April 2026 Open-Source Breakout

HappyHorse-1.0

A new open video model that vaulted to the top of the leaderboard almost overnight.

Also written as Happy Horse 1.0, HappyHorse-1.0 is a 15B multimodal text/image-to-video model with native audio generation, strong portrait quality, and a product direction centered on real user preference rather than lab-only metrics.

See Ranking Snapshot Check Access Options

Arena Rank

#1 silent, #2 with audio

Strong performance in Artificial Analysis Video Arena, ahead of several mainstream closed models.

Core Model

15B single-stream Transformer

40 layers with modality-specific projections at both ends and a shared middle stack.

Generation Speed

5s 256p in about 2s

Distilled with DMD-2 to run in 8 denoising steps, with fast audio-video synthesis.

Release Style

Anonymous climb, then reveal

The project surfaced on rankings first and was identified by the community before the full technical drop.

Background

Team, lineage, and product intent

HappyHorse-1.0 is presented as a pragmatic open model effort tied to Alibaba's Taotian ecosystem, with a clear bias toward ecommerce, short-form video, and digital human use cases.

Core team

Led by Zhang Di at Taotian Group Future Life Lab. The lab is described as an evolution of the former ATH-AI innovation unit, with rapid paper output and a focus on multimodal production systems.

Collaborators and predecessor

The project is associated with Sand.ai and GAIR Lab in Shanghai, and iterates on the open daVinci-MagiHuman line released in March 2026.

Why it exists

The stated goal is to optimize for real viewer preference, validate the ceiling of open models, and support later commercial workflows rather than only benchmark demos.

Architecture

15B unified multimodal stack

The model uses a single-stream self-attention design instead of a split cross-attention pipeline, aiming to simplify conditioning and stabilize multimodal sequence modeling.

40-layer single-stream Transformer

A pure self-attention backbone, with no explicit cross-attention block, is used to model text, video, and audio in one token sequence.

Sandwich modality layout

The first 4 and last 4 layers are modality-specific projections for text, video, and audio, while the middle 32 layers are shared.

Fast inference path

Key efficiency pieces include timestep-free denoising state inference, per-head gating, DMD-2 distillation to 8 steps, and MagiCompiler for roughly 1.2x end-to-end acceleration.

Capabilities

What makes HappyHorse-1.0 stand out

The strongest public reactions focus on synchronized audio-video generation, lip sync quality, portrait realism, and coherent multi-shot outputs.
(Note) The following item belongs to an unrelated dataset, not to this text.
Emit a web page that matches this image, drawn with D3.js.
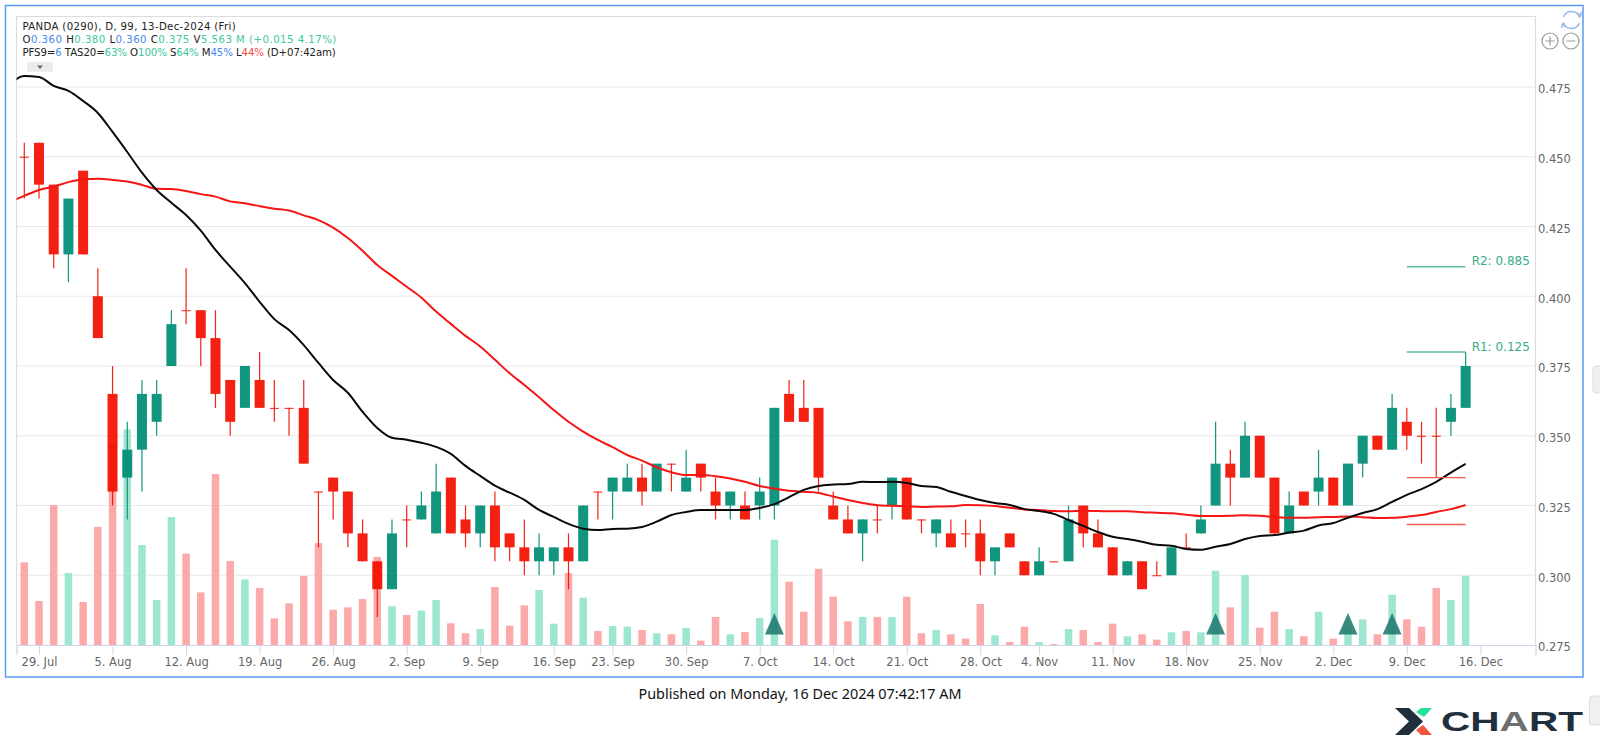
<!DOCTYPE html>
<html>
<head>
<meta charset="utf-8">
<title>PANDA (0290)</title>
<script src="https://cdn.jsdelivr.net/npm/d3@7"></script>
<style>
  html, body { margin: 0; padding: 0; background: #fff; overflow: hidden; }
  svg { display: block; }
  text { font-family: "DejaVu Sans", sans-serif; }
</style>
</head>
<body>
<svg id="chart" width="1600" height="737"></svg>
<script>
// daily bars
const opens = [.45,.455,.44,.415,.445,.40,.365,.335,.345,.355,.375,.395,.395,.385,.37,.36,.37,.36,.36,.36,.33,.335,.33,.315,.305,.295,.32,.32,.315,.335,.32,.315,.325,.315,.31,.305,.305,.31,.305,.33,.33,.33,.335,.33,.34,.33,.34,.33,.325,.325,.325,.325,.365,.36,.36,.325,.32,.315,.32,.325,.335,.32,.315,.315,.315,.315,.305,.315,.305,.30,.305,.305,.325,.315,.31,.30,.305,.30,.30,.31,.315,.325,.34,.335,.35,.335,.315,.33,.33,.335,.325,.34,.35,.345,.355,.35,.35,.355,.36];
const highs = [.455,.455,.44,.435,.445,.41,.375,.355,.37,.37,.395,.41,.395,.395,.37,.375,.38,.37,.36,.37,.33,.335,.33,.32,.305,.32,.325,.33,.34,.335,.325,.325,.33,.315,.32,.315,.31,.315,.325,.33,.335,.34,.34,.34,.34,.345,.34,.335,.33,.33,.335,.36,.37,.37,.36,.33,.325,.32,.325,.335,.335,.32,.32,.32,.32,.32,.31,.315,.305,.31,.305,.325,.325,.32,.31,.305,.305,.305,.31,.315,.325,.355,.345,.355,.35,.335,.33,.33,.345,.335,.34,.35,.35,.365,.36,.355,.36,.365,.38];
const lows = [.435,.435,.41,.405,.415,.385,.325,.32,.33,.35,.375,.39,.375,.36,.35,.36,.36,.355,.35,.34,.31,.32,.31,.305,.285,.295,.31,.32,.315,.315,.31,.31,.305,.305,.30,.30,.30,.295,.305,.32,.32,.33,.325,.33,.33,.33,.33,.32,.32,.32,.32,.32,.355,.355,.33,.32,.315,.305,.315,.32,.32,.315,.31,.31,.31,.30,.30,.31,.30,.30,.305,.305,.31,.31,.30,.30,.295,.30,.30,.31,.315,.325,.325,.335,.335,.315,.315,.325,.325,.325,.325,.335,.345,.345,.345,.34,.335,.35,.36];
const closes = [.45,.44,.415,.435,.415,.385,.33,.345,.365,.365,.39,.395,.385,.365,.355,.375,.36,.36,.36,.34,.33,.33,.315,.305,.295,.315,.32,.325,.33,.315,.315,.325,.31,.31,.305,.31,.31,.305,.325,.33,.335,.335,.33,.34,.34,.335,.335,.325,.33,.32,.33,.36,.355,.355,.335,.32,.315,.32,.32,.335,.32,.32,.32,.31,.315,.305,.31,.31,.30,.305,.305,.32,.315,.31,.30,.305,.295,.30,.31,.31,.32,.34,.335,.35,.335,.315,.325,.325,.335,.325,.34,.35,.345,.36,.35,.35,.35,.36,.375];
// volume in millions
const volumes = [6.63,3.53,11.23,5.78,3.45,9.49,16.2,17.3,8.02,3.61,10.27,7.33,4.22,13.72,6.74,5.27,4.57,2.14,3.34,5.53,8.18,2.83,3.02,3.69,7.06,3.10,2.41,2.75,3.61,1.74,.94,1.28,4.65,1.55,3.18,4.41,1.71,5.78,3.80,1.12,1.52,1.47,1.20,.94,.86,1.36,.35,2.25,.86,1.04,2.17,8.45,5.08,2.67,6.12,3.88,1.90,2.25,2.25,2.25,3.88,.94,1.20,.86,.51,3.29,.78,.24,1.47,.24,.08,1.28,1.20,.24,1.71,.70,.86,.43,1.02,1.12,1.02,5.96,3.02,5.61,1.39,2.67,1.28,.70,2.67,.51,1.44,2.06,.86,4.04,2.06,1.47,4.57,3.61,5.563];
// moving averages, first value sits one bar left of the plot
const maFast = [.4761,.4789,.4786,.4754,.4736,.4700,.4657,.4589,.4517,.4443,.4381,.4335,.4291,.4235,.4166,.4106,.4047,.3980,.3918,.3879,.3825,.3761,.3700,.3654,.3586,.3528,.3493,.3486,.3475,.3460,.3435,.3392,.3356,.3321,.3296,.3270,.3234,.3209,.3184,.3167,.3162,.3166,.3167,.3173,.3192,.3216,.3227,.3234,.3234,.3234,.3234,.3241,.3255,.3280,.3306,.3320,.3325,.3327,.3335,.3334,.3335,.3331,.3320,.3316,.3299,.3284,.3270,.3259,.3252,.3237,.3230,.3220,.3198,.3177,.3155,.3138,.3130,.3120,.3109,.3106,.3094,.3091,.3102,.3112,.3130,.3141,.3144,.3153,.3160,.3178,.3187,.3206,.3223,.3237,.3263,.3288,.3309,.3335,.3368,.3399];
const maSlow = [.4338,.4360,.4381,.4393,.4409,.4419,.4421,.4417,.4411,.4399,.4385,.4384,.4377,.4366,.4357,.4340,.4333,.4323,.4314,.4307,.4290,.4273,.4246,.4209,.4163,.4112,.4073,.4034,.3995,.3945,.3901,.3858,.3820,.3772,.3724,.3682,.3638,.3592,.3550,.3515,.3485,.3459,.3431,.3411,.3387,.3369,.3359,.3359,.3355,.3347,.3335,.3320,.3310,.3303,.3299,.3295,.3282,.3270,.3259,.3251,.3249,.3247,.3245,.3246,.3247,.3252,.3251,.3248,.3242,.3236,.3234,.3230,.3229,.3231,.3230,.3229,.3229,.3226,.3224,.3222,.3217,.3212,.3212,.3213,.3215,.3213,.3209,.3206,.3206,.3208,.3209,.3211,.3208,.3205,.3206,.3210,.3216,.3227,.3237,.3252];

const tickBars = [1,6,11,16,21,26,31,36,40,45,50,55,60,65,69,74,79,84,89,94,99];
const tickLabels = ["29. Jul","5. Aug","12. Aug","19. Aug","26. Aug","2. Sep","9. Sep","16. Sep","23. Sep","30. Sep","7. Oct","14. Oct","21. Oct","28. Oct","4. Nov","11. Nov","18. Nov","25. Nov","2. Dec","9. Dec","16. Dec"];
const priceTicks = [.275,.30,.325,.35,.375,.40,.425,.45,.475];

const signalBars = [51,81,90,93];
const resistLevels = [.4106,.38];
const resistLabels = ["R2: 0.885","R1: 0.125"];
const supportLevels = [.335,.3182];
const levelBars = [94,98];

const black = "#222", blue = "#4a86f0", green = "#3cc8a0", red = "#f44b4b";
const headerRows = [
  [["PANDA (0290), D, 99, 13-Dec-2024 (Fri)",black]],
  [["O",black],["0.360",blue],[" H",black],["0.380",green],[" L",black],["0.360",blue],[" C",black],["0.375",green],[" V",black],["5.563 M",green],[" (+0.015 4.17%)",green]],
  [["PFS9=",black],["6",blue],[" TAS20=",black],["63%",green],[" O",black],["100%",green],[" S",black],["64%",green],[" M",black],["45%",blue],[" L",black],["44%",red],[" (D+07:42am)",black]]
];
const headerSpacing = [.32,.46,-.1];

const upColor = "#008d76", downColor = "#f41000";
const upVol = "#9de6d1", downVol = "#fca9a9";

const svg = d3.select("#chart");
const plotL = 16.5, plotR = 1535.5, plotT = 16.5, plotB = 645;

const x = d3.scaleLinear().domain([-0.53,102.75]).range([plotL,plotR]);
const y = d3.scaleLinear().domain([.275,.475]).range([plotB,87]);
const yVol = d3.scaleLinear().domain([0,20]).range([plotB,plotB-249.2]);

svg.append("defs").append("clipPath").attr("id","plot")
  .append("rect").attr("x",plotL).attr("y",plotT).attr("width",plotR-plotL).attr("height",plotB-plotT);

// outer frame
svg.append("rect").attr("x",5.5).attr("y",5.5).attr("width",1577.5).attr("height",671.5)
  .attr("fill","none").attr("stroke","#5a9af5").attr("stroke-width",1.5);

// plot border
svg.append("path").attr("d",`M${plotL},${plotB}V${plotT}H${plotR}V${plotB}`)
  .attr("fill","none").attr("stroke","#dcdcdc").attr("stroke-width",1.2);

// grid
svg.append("g").selectAll("line").data(priceTicks.slice(1)).enter().append("line")
  .attr("x1",plotL).attr("x2",plotR)
  .attr("y1",d=>y(d)).attr("y2",d=>y(d))
  .attr("stroke","#e8e8e8").attr("stroke-width",1.2);

// axes
const xAxis = svg.append("g").attr("transform",`translate(0,${plotB})`)
  .call(d3.axisBottom(x).tickValues(tickBars).tickSize(10).tickPadding(2.5)
    .tickFormat((d,i)=>tickLabels[i]));
xAxis.select(".domain").attr("stroke","#ccd6eb").attr("stroke-width",1.2);
xAxis.selectAll(".tick line").attr("stroke","#ccd6eb");
xAxis.selectAll("text").attr("fill","#666").style("font-size","11.5px").style("font-family","DejaVu Sans");

const yAxis = svg.append("g").attr("transform",`translate(${plotR},0)`)
  .call(d3.axisRight(y).tickValues(priceTicks).tickSize(0).tickPadding(2.5).tickFormat(d3.format(".3f")));
yAxis.select(".domain").remove();
yAxis.selectAll("text").attr("fill","#666").attr("dy","0.5em").style("font-size","11.5px").style("font-family","DejaVu Sans");

// volume
svg.append("g").selectAll("rect").data(volumes).enter().append("rect")
  .attr("x",(d,i)=>x(i)-3.75)
  .attr("width",7.5)
  .attr("y",d=>yVol(d))
  .attr("height",d=>plotB-yVol(d))
  .attr("fill",(d,i)=>closes[i]>opens[i]?upVol:downVol);

// candles
const candles = svg.append("g").attr("opacity",.93);
const colorOf = i => closes[i]>opens[i]?upColor:downColor;
candles.selectAll("line.wick").data(opens).enter().append("line").attr("class","wick")
  .attr("x1",(d,i)=>x(i)).attr("x2",(d,i)=>x(i))
  .attr("y1",(d,i)=>y(highs[i])).attr("y2",(d,i)=>y(lows[i]))
  .attr("stroke",(d,i)=>colorOf(i)).attr("stroke-width",1.2);
candles.selectAll("rect").data(opens).enter().append("rect")
  .attr("x",(d,i)=>x(i)-(opens[i]==closes[i]?4.5:5))
  .attr("width",(d,i)=>opens[i]==closes[i]?9:10)
  .attr("y",(d,i)=>y(Math.max(opens[i],closes[i])))
  .attr("height",(d,i)=>Math.max(Math.abs(y(opens[i])-y(closes[i])),1))
  .attr("fill",(d,i)=>colorOf(i));

// moving averages
const maLine = d3.line().x((d,i)=>x(i-1)).y(d=>y(d)).curve(d3.curveMonotoneX);
const maGroup = svg.append("g").attr("clip-path","url(#plot)").attr("fill","none").attr("stroke-width",2);
maGroup.append("path").attr("d",maLine(maSlow)).attr("stroke","#f51515");
maGroup.append("path").attr("d",maLine(maFast)).attr("stroke","#0a0a0a");

// resistance and support levels
const levels = svg.append("g");
levels.selectAll("line.r").data(resistLevels).enter().append("line").attr("class","r")
  .attr("x1",x(levelBars[0])).attr("x2",x(levelBars[1]))
  .attr("y1",d=>y(d)).attr("y2",d=>y(d))
  .attr("stroke","#5cbf9f").attr("stroke-width",1.4);
levels.selectAll("line.s").data(supportLevels).enter().append("line").attr("class","s")
  .attr("x1",x(levelBars[0])).attr("x2",x(levelBars[1]))
  .attr("y1",d=>y(d)).attr("y2",d=>y(d))
  .attr("stroke","#f55a50").attr("stroke-width",1.4);
levels.selectAll("text").data(resistLevels).enter().append("text")
  .attr("x",x(levelBars[1])+6).attr("y",d=>y(d)-1.5)
  .attr("fill","#36ad87").style("font-size","12px")
  .text((d,i)=>resistLabels[i]);

// signal triangles
const tri = d3.line();
svg.append("g").selectAll("path").data(signalBars).enter().append("path")
  .attr("d",d=>{
    const c = x(d);
    return tri([[c,plotB-32],[c+9.5,plotB-10.5],[c-9.5,plotB-10.5]])+"Z";
  })
  .attr("fill","#1f7a6e").attr("opacity",.88);

// header text
const header = svg.append("g");
headerRows.forEach((row,i)=>{
  const t = header.append("text").attr("x",22.5).attr("y",30+13*i).style("font-size","10.2px")
    .style("letter-spacing",headerSpacing[i]+"px").style("white-space","pre");
  row.forEach(part=>t.append("tspan").attr("fill",part[1]).text(part[0]));
});
header.append("rect").attr("x",27).attr("y",62).attr("width",26).attr("height",10).attr("fill","#ececec");
header.append("path").attr("d",d3.line()([[37,65.5],[43,65.5],[40,69]])+"Z").attr("fill","#666");

// zoom buttons and reload icon
const icons = svg.append("g").attr("fill","none").attr("stroke","#999").attr("stroke-width",1.2);
icons.append("circle").attr("cx",1550).attr("cy",41).attr("r",8);
icons.append("circle").attr("cx",1571).attr("cy",41).attr("r",8);
icons.append("path").attr("d","M1545.5,41h9M1550,36.5v9M1566.5,41h9");
const arc = d3.arc().innerRadius(8.5).outerRadius(8.5);
const reload = svg.append("g").attr("transform","translate(1571.5,20)").attr("fill","none").attr("stroke","#9db8ee").attr("stroke-width",1.5);
reload.append("path").attr("d",arc({startAngle:-1.2,endAngle:1.3}));
reload.append("path").attr("d",arc({startAngle:1.95,endAngle:4.45}));
reload.append("path").attr("d","M6,-7l3,3l1,-4M-6,7l-3,-3l-1,4");

// side handles
svg.append("rect").attr("x",1593).attr("y",366).attr("width",12).attr("height",27).attr("rx",3)
  .attr("fill","#f0f0f0").attr("stroke","#dddddd");
svg.append("rect").attr("x",1589.5).attr("y",696).attr("width",12).attr("height",29).attr("rx",3)
  .attr("fill","#f0f0f0").attr("stroke","#dddddd");

// footer
svg.append("text").attr("x",800).attr("y",698.5).attr("text-anchor","middle")
  .attr("fill","#111").style("font-size","14px").style("font-family","Noto Sans")
  .attr("textLength",323).attr("lengthAdjust","spacingAndGlyphs")
  .text("Published on Monday, 16 Dec 2024 07:42:17 AM");

// logo
const logo = svg.append("g");
logo.append("path").attr("fill","#1f2f3d")
  .attr("d","M1395,708H1409L1423,721.5L1409,735H1395L1409,721.5Z");
logo.append("path").attr("fill","#23e39b").attr("d","M1421,708H1432L1424,717L1416,712Z");
logo.append("path").attr("fill","#f3553d").attr("d","M1416,730L1423,725L1432,735H1421Z");
const logoText = logo.append("text").attr("x",1441).attr("y",731)
  .attr("textLength",142).attr("lengthAdjust","spacingAndGlyphs")
  .style("font-size","28px").style("font-weight","700").style("font-family","Liberation Sans").attr("fill","#1f2f3d");
logoText.append("tspan").text("CH");
logoText.append("tspan").attr("fill","#6f6f6f").text("A");
logoText.append("tspan").text("RT");
</script>
</body>
</html>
Text-to-video and image-to-video

Supports prompt-only generation as well as reference image or latent-driven conditioning, with 5 to 12 second clips and multiple aspect ratios.

Native audio generation

Dialogue, ambient sound, and Foley are generated in the same pipeline, reducing the need for post-produced dubbing.

Multi-shot storytelling

A single prompt can drive scene transitions, shot changes, and character continuity across face, clothing, and body shape, with style control hooks such as LoRA presets.

Multilingual lip sync

Public materials mention native support for 7 languages including Mandarin, Cantonese, English, Japanese, Korean, German, and French.

Evaluation

Leaderboard momentum and measured strengths

Public discussion around HappyHorse-1.0 is driven by both ranking results and qualitative reactions from blind tests.

Artificial Analysis Video Arena

Reported as rank #1 for text/image-to-video without audio, rank #2 with audio, and rank #1 for image-to-video without audio, surpassing models like Seedance 2.0, Kling 2.1, Ovi 1.1, and LTX 2.3.

Human preference

Blind voting reports a strong win rate versus Ovi 1.1 and LTX 2.3, reinforcing that the model performs well under user-facing comparisons rather than only internal metrics.

Objective indicators

Public comparisons emphasize visual quality, text alignment, physical consistency, and especially a much lower lip-sync word error rate than several competitors.

Known caveats

Portrait and single-subject videos appear especially strong, while more complex multi-character or high-chaos scenes are still described as a weaker area.

Access

How people are trying it

The model is positioned as both a cloud-first demo experience and an open self-hosted stack once the full repository lands.

Cloud demos

Public-facing pages such as happyhorse.video and happy-horse.art are presented as browser-based entry points with text/image input, HD export, and API-style integration.

Local deployment

The open release is expected to include base model, distilled model, super-resolution module, and inference code. H100-class GPUs are recommended first, with community quantization expected to lower the barrier.

Next expected drop

The near-term roadmap mentions a technical report, watermark or provenance tooling, and auditing mechanisms, with broader community adaptation already starting.

Why this matters

HappyHorse-1.0 is notable because it pushes an open model into direct competition with top closed systems in a user-preference arena. If that momentum holds, it will pressure pricing, speed up fine-tuning and quantization work, and make vertical video production stacks cheaper to build.